UN CASO DI RAPINA

La Corte di Cassazione penale, sez. VI, con la sentenza n. 23678 del 3 giugno del 2015 ha stabilito che chiunque adoperi violenza per ottenere un credito non riconosciuto dall’ordinamento commette rapina

Nel caso in cui la condotta violenta sia diretta nei confronti di una persona diversa da quella ritenuta debitrice, per far valere un diritto non riconosciuto dall’ordinamento, non sussiste il reato di esercizio arbitrario delle proprie ragioni ma quello di rapina.
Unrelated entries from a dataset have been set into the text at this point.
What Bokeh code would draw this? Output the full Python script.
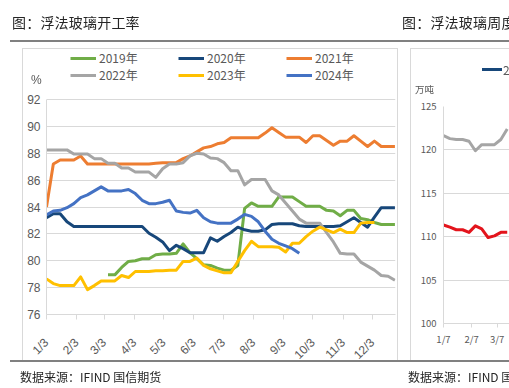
import math
import datetime as dt

from bokeh.plotting import figure
from bokeh.layouts import row
from bokeh.models import (Range1d, FixedTicker, Legend, LegendItem, ColumnDataSource, Div)
from bokeh.core.properties import value
from bokeh.embed import file_html
from bokeh.resources import INLINE

# ---------------- texts ----------------
left_title = "图：浮法玻璃开工率"
right_title = "图：浮法玻璃周度库存"
source_text = "数据来源：IFIND 国信期货"
unit_left = "%"
unit_right = "万吨"

# ---------------- data: float glass operating rate (%), weekly ----------------
series_names = ["2019年", "2020年", "2021年", "2022年", "2023年", "2024年"]
series_colors = ["#70AD47", "#17477A", "#ED7D31", "#A5A5A5", "#FFC000", "#4472C4"]

rate_2019_first_week = 9
rate_2019 = [78.95, 78.95, 79.5, 79.95, 80.0, 80.15, 80.15, 80.45, 80.5, 80.5,
             80.55, 81.25, 80.6, 80.15, 79.7, 79.65, 79.45, 79.3, 79.3, 79.65,
             83.9, 84.3, 84.05, 84.05, 84.05, 84.75, 84.75, 84.75, 84.4, 84.05,
             84.05, 84.05, 83.75, 83.7, 83.35, 83.75, 83.75, 83.15, 83.05, 82.85,
             82.7, 82.7, 82.7]
rate_2020 = [83.2, 83.5, 83.5, 82.9, 82.55, 82.55, 82.55, 82.55, 82.55, 82.55,
             82.55, 82.55, 82.55, 82.55, 82.55, 82.05, 81.75, 81.4, 80.75, 81.15,
             80.9, 80.6, 80.6, 80.6, 81.7, 81.45, 81.8, 82.1, 82.5, 82.3,
             82.2, 82.2, 82.3, 82.7, 82.75, 82.75, 82.75, 82.6, 82.55, 82.55,
             82.55, 82.55, 82.55, 82.6, 82.9, 83.2, 82.85, 82.5, 83.25, 83.95,
             83.95, 83.95]
rate_2021 = [84.0, 87.2, 87.5, 87.5, 87.5, 87.8, 87.2, 87.2, 87.2, 87.2,
             87.2, 87.2, 87.2, 87.2, 87.2, 87.2, 87.25, 87.3, 87.3, 87.3,
             87.6, 87.8, 88.1, 88.4, 88.5, 88.7, 88.8, 89.15, 89.15, 89.15,
             89.15, 89.15, 89.5, 89.9, 89.55, 89.2, 89.2, 89.2, 88.8, 89.3,
             89.3, 88.95, 88.6, 88.9, 88.9, 89.3, 88.9, 88.5, 88.9, 88.5,
             88.5, 88.5]
rate_2022 = [88.25, 88.25, 88.25, 88.25, 87.95, 87.95, 87.95, 87.6, 87.6, 87.25,
             87.25, 86.9, 86.9, 86.6, 86.6, 86.6, 86.2, 86.85, 87.2, 87.2,
             87.3, 87.8, 88.0, 87.95, 87.65, 87.6, 87.3, 86.7, 86.7, 85.65,
             86.05, 86.05, 86.05, 85.2, 84.9, 84.3, 83.7, 83.1, 82.8, 82.8,
             82.8, 82.1, 81.4, 80.55, 80.5, 80.5, 79.9, 79.6, 79.3, 78.9,
             78.85, 78.55]
rate_2023 = [78.65, 78.3, 78.15, 78.15, 78.15, 78.8, 77.85, 78.15, 78.5, 78.5,
             78.5, 78.9, 78.75, 79.2, 79.2, 79.2, 79.25, 79.25, 79.3, 79.3,
             79.95, 79.95, 80.2, 79.65, 79.4, 79.25, 79.1, 79.1, 79.95, 80.75,
             81.45, 81.05, 81.05, 81.05, 81.0, 80.65, 81.3, 81.3, 81.8, 82.2,
             82.5, 82.3, 82.1, 82.35, 82.1, 82.1, 82.8, 82.85, 82.85]
rate_2024 = [83.4, 83.7, 83.75, 83.95, 84.25, 84.7, 84.9, 85.2, 85.5, 85.2,
             85.2, 85.2, 85.3, 85.0, 84.5, 84.25, 84.25, 84.35, 84.5, 83.7,
             83.6, 83.55, 83.75, 83.2, 82.9, 82.8, 82.8, 82.8, 83.1, 83.45,
             83.3, 82.9, 82.2, 81.6, 81.3, 81.1, 80.9, 80.55]

left_tick_labels = ["1/3", "2/3", "3/3", "4/3", "5/3", "6/3",
                    "7/3", "8/3", "9/3", "10/3", "11/3", "12/3"]
left_y_ticks = [76, 78, 80, 82, 84, 86, 88, 90, 92]

# ---------------- data: right panel (weekly inventory, partly visible) ----------------
right_tick_labels = ["1/7", "2/7", "3/7"]
right_y_ticks = [100, 105, 110, 115, 120, 125]
inv_gray = [121.65, 121.3, 121.2, 121.2, 121.0, 119.9, 120.6, 120.6, 120.6, 121.2, 122.4]
inv_red = [111.35, 111.1, 110.8, 110.8, 110.5, 111.25, 110.9, 109.9, 110.1, 110.5, 110.5]
right_legend_first = "2024年"

DAYS_PER_WEEK = 7
GRID = "#D9D9D9"
LABEL = "#595959"
RULE = "#808080"
LATIN = "Liberation Sans Narrow, Noto Sans CJK SC"
CJK = "Noto Sans CJK SC"


def day_offsets(labels, year=2021):
    dates = []
    for lab in labels:
        m, d = lab.split("/")
        dates.append(dt.date(year, int(m), int(d)))
    return [(x - dates[0]).days for x in dates]


def style_axes(p, xt, xlabels, yt, fsize, xorient, xstand, ystand, tick_out):
    p.frame_align = False
    p.outline_line_color = None
    p.background_fill_color = "white"
    p.border_fill_color = "white"
    p.xgrid.grid_line_color = None
    p.ygrid.grid_line_color = GRID
    p.ygrid.grid_line_width = 1
    p.xaxis.ticker = FixedTicker(ticks=xt)
    p.xaxis.major_label_overrides = {t: lab for t, lab in zip(xt, xlabels)}
    if xorient is not None:
        p.xaxis.major_label_orientation = xorient
    p.xaxis.axis_line_color = GRID
    p.xaxis.major_tick_line_color = GRID
    p.xaxis.major_tick_out = tick_out
    p.xaxis.major_tick_in = 0
    p.xaxis.minor_tick_line_color = None
    p.xaxis.major_label_standoff = xstand
    p.yaxis.ticker = FixedTicker(ticks=yt)
    p.yaxis.bounds = (min(yt), max(yt))
    p.yaxis.axis_line_color = GRID
    p.yaxis.major_tick_out = 0
    p.yaxis.major_tick_in = 0
    p.yaxis.minor_tick_line_color = None
    p.yaxis.major_label_standoff = ystand
    for ax in (p.xaxis, p.yaxis):
        ax.major_label_text_font = fsize[0]
        ax.major_label_text_font_size = fsize[1]
        ax.major_label_text_color = LABEL


# ---------------- left figure: page x 0..400, y 0..388 ----------------
H = 388
PX_PER_PCT = (314 - 99) / 16.0
p1 = figure(width=400, height=H, x_range=Range1d(0, 357.6),
            y_range=Range1d(76, 92 + (99 - 49) / PX_PER_PCT),
            output_backend="svg", toolbar_location=None,
            min_border_left=46, min_border_right=5, min_border_top=49, min_border_bottom=74)
style_axes(p1, day_offsets(left_tick_labels), left_tick_labels, left_y_ticks,
           ("Liberation Sans", "12px"), math.pi / 4, 21, 6, 5)

all_series = [(rate_2019, rate_2019_first_week), (rate_2020, 0), (rate_2021, 0),
              (rate_2022, 0), (rate_2023, 0), (rate_2024, 0)]
renderers = []
for (vals, first), color in zip(all_series, series_colors):
    src = ColumnDataSource(dict(x=[(first + i) * DAYS_PER_WEEK for i in range(len(vals))], y=vals))
    renderers.append(p1.line("x", "y", source=src, line_color=color, line_width=3,
                             line_join="round"))

# legend: three columns of two rows, above the plotted data
for col, gx in enumerate([70, 178, 286]):
    a, b = col, col + 3
    leg = Legend(items=[LegendItem(label=value(series_names[a]), renderers=[renderers[a]]),
                        LegendItem(label=value(series_names[b]), renderers=[renderers[b]])],
                 location=(gx - 46, 314 - 83), orientation="vertical",
                 border_line_color=None, background_fill_alpha=0, padding=0, margin=0,
                 spacing=0, label_height=16, glyph_height=16, glyph_width=26,
                 label_standoff=3, label_text_font=LATIN, label_text_font_size="12px",
                 label_text_color=LABEL)
    p1.add_layout(leg)

# ---------------- right figure: page x 400..509 ----------------
p2 = figure(width=109, height=H, x_range=Range1d(0, 72.5), y_range=Range1d(100, 125),
            output_backend="svg", toolbar_location=None,
            min_border_left=43, min_border_right=0, min_border_top=106, min_border_bottom=65)
style_axes(p2, day_offsets(right_tick_labels), right_tick_labels, right_y_ticks,
           (LATIN, "9.5px"), None, 4, 7, 4)
for vals, color in [(inv_gray, "#A5A5A5"), (inv_red, "#E3141C")]:
    src = ColumnDataSource(dict(x=[i * DAYS_PER_WEEK for i in range(len(vals))], y=vals))
    p2.line("x", "y", source=src, line_color=color, line_width=3, line_join="round")

# ---------------- page decoration (titles, rules, panel frames, units, source) ----------------
def block(left, top, w, h, extra=""):
    return (f'<div style="position:absolute;left:{left}px;top:{top}px;width:{w}px;'
            f'height:{h}px;box-sizing:border-box;{extra}"></div>')


def text(left, cy, s, size, font, color, extra=""):
    return (f'<div style="position:absolute;left:{left}px;top:{cy - size / 2}px;'
            f'font-family:{font};font-size:{size}px;line-height:{size}px;color:{color};'
            f'white-space:nowrap;{extra}">{s}</div>')


parts = [
    text(12, 22, left_title, 14, CJK, "#262626", "letter-spacing:0.2px;"),
    text(402, 22, right_title, 14, CJK, "#262626", "letter-spacing:0.2px;"),
    block(10, 40, 499, 2, f"background:{RULE};"),
    block(22, 48, 376, 313, f"border:1px solid {GRID};"),
    block(410, 48, 120, 313, f"border:1px solid {GRID};"),
    block(10, 360, 499, 2, f"background:{RULE};"),
    text(31, 80, unit_left, 12, "Liberation Sans", LABEL),
    text(415, 90, unit_right, 9.5, CJK, LABEL),
    block(482, 68, 20, 3, "background:#17477A;"),
    text(503, 69.5, right_legend_first, 12, LATIN, LABEL),
    text(20, 377, source_text, 12, CJK, "#262626"),
    text(408, 377, source_text, 12, CJK, "#262626"),
]
decor = Div(width=0, height=0, margin=0,
            text=('<div style="position:fixed;left:0;top:0;width:509px;height:388px;'
                  'overflow:hidden;pointer-events:none;z-index:1000;">' + "".join(parts) + "</div>"))

layout = row(p1, p2, decor, spacing=0)
open("out.html", "w").write(file_html(layout, INLINE))
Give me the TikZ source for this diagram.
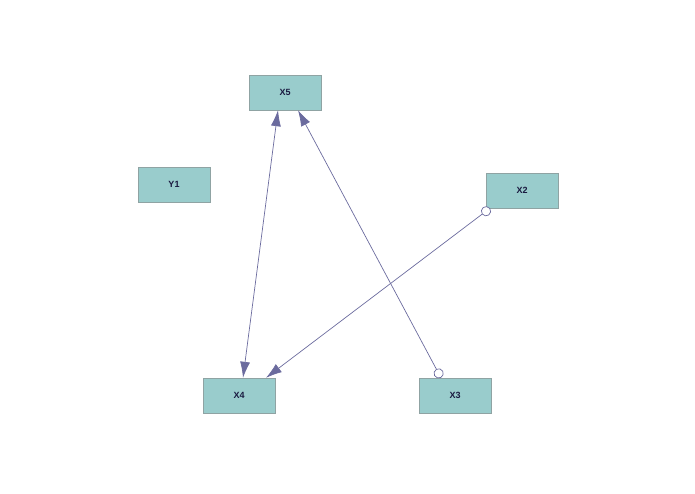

Ciò è quanto disposto dalla sentenza della Sesta Sezione Penale della Corte di Cassazione del 3/06/2015, n. 23678.

La vicenda:

Un uomo era entrato in casa di due coniugi, stretti congiunti del debitore del soggetto agente per una cessione si stupefacenti, spingendo con forza la porta d’ingresso, spintonando contro il muro uno dei due coniugi ed impossessandosi di una catenina d’oro di quest’ultimo.

La fattispecie di ragion fattasi, ex art 393 c.p., si può configurare solamente nel caso in cui la condotta, fondata su un credito riconosciuto dall’ordinamento giuridico, fosse indirizzata nei confronti della persona ritenuta in buona fede come debitrice.

L’elemento che differenzia il delitto di rapina e quello di esercizio arbitrario con violenza alle persone, è da rinvenire nell’elemento soggettivo, che per quanto riguarda il secondo delitto consiste nella ragionevole opinione dell’agente di esercitare un diritto con la coscienza che l’oggetto della pretesa gli competa giuridicamente, mentre per la rapina di concretizza nel fine di procurare un ingiusto profitto, con la consapevolezza che quanto si pretende non compete.

Come conferma la giurisprudenza di legittimità, anche in presenza di una ragionevole opinione di esercitare un proprio diritto, allorché la violenza o la minaccia si estrinsechino in forme di tale forza intimidatoria che vanno al di là di ogni ragionevole intento di far valere un diritto, allora la condotta risulta essere finalizzata al conseguimento di un profitto, che assume ex se i caratteri dell’ingiustizia, con la conseguenza ulteriore  che le modalità violente di questa condotta vengono ad integrare gli estremi del reato ex art. 628 c.p.